In relation to this ground, the OC submitted that Part 7 of the UTMA set out a detailed scheme by which a person may access the corporate register and that it does not provide a right for any person in proceedings against an owners corporation to be provided with unqualified access to the register.
The Appeal Tribunal found that while section 119(4) of the UTMA appeared on its face to give Ms Davidson access to the corporate register, a contrary interpretation was apparent when this section was considered in the context of the scheme for access to the corporate register set out in Part 7 of the UTMA as a whole. In this context, the words ‘eligible person’ appearing in section 119(4) limited the information that an owner may obtain from the corporate register to the information relating to their unit or the common property.
Consequently, Ms Davidson was not permitted to access the contact details of the other owners.
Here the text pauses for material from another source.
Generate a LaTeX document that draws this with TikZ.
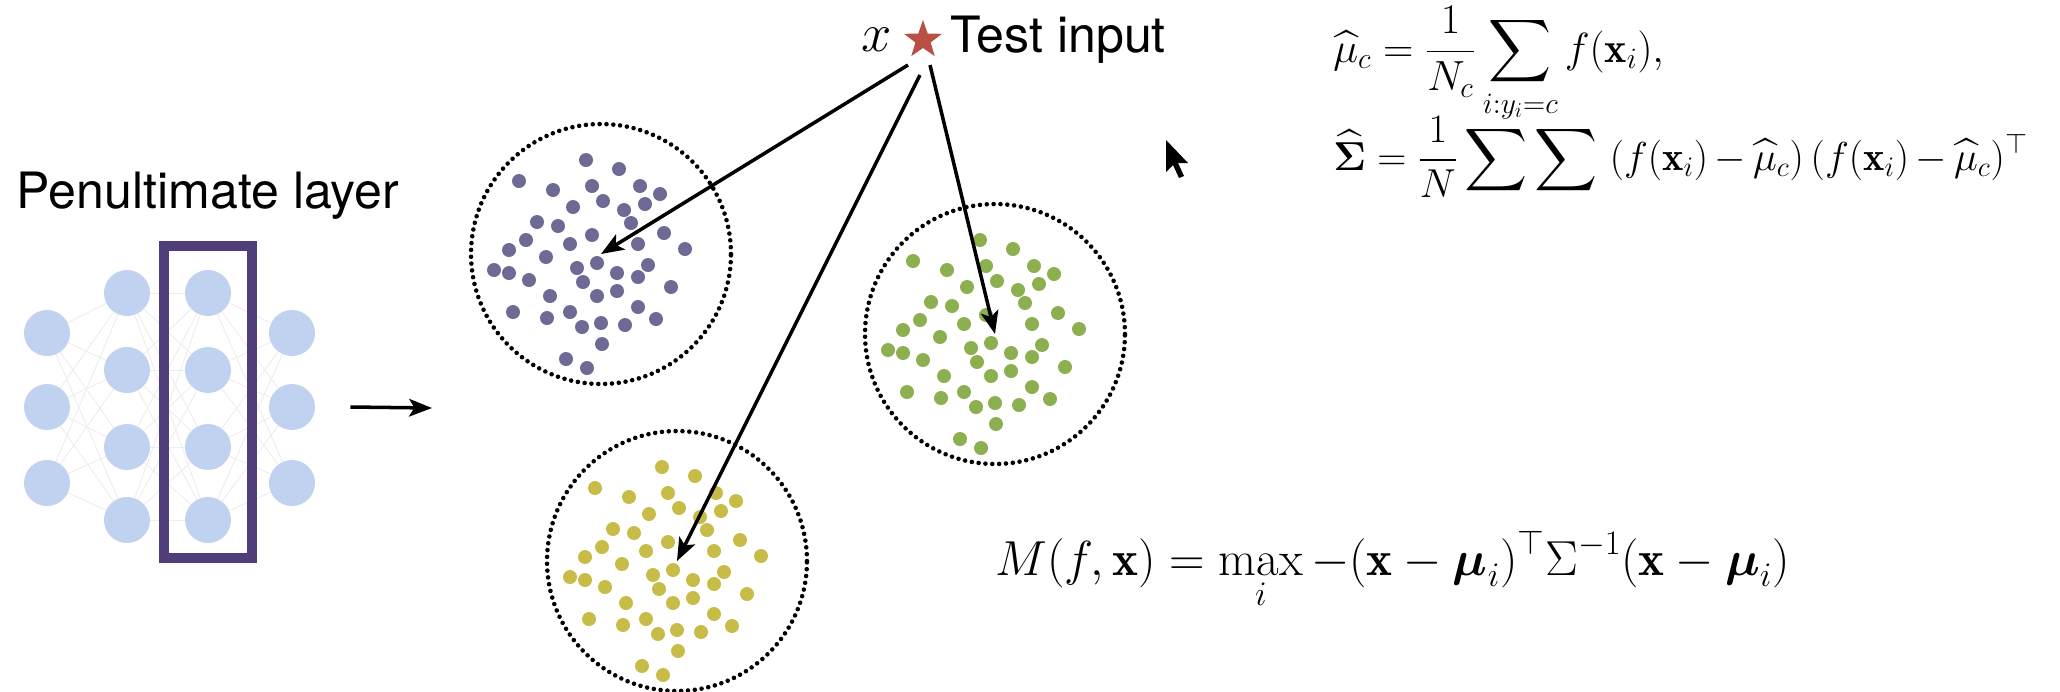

The Appeal Tribunal noted that the Original Tribunal’s decision was not unreasonable, as it flowed from the text of section 119 as presently drafted and, for this reason, recommended that the Attorney-General consider redrafting Part 7 of the UTMA.
The Appeal Decision makes it clear that section 119 of the UTMA does not confer owners with an unrestricted right to access to the records of the owners corporation.
Since the corporate register is required to minimally record the names and addresses of owners, limited access to the register protects the privacy of those owners.
Following the Appeal Decision, the information of owners held on the corporate register that is accessible to a given owner is extremely limited. The UTMA only expressly allows a person to access the names and addresses of ordinary owners held on the register in circumstances where a request is made by an applicant for a Court order under the UTMA, pursuant to section 116(2).
Since the Appeal Decision was handed down there has been no bill for the amendment of the UTMA before the ACT Legislative Assembly. It is possible that Part 7 may be amended to provide further clarity of the circumstances in which particular information held on the corporate register may be accessed.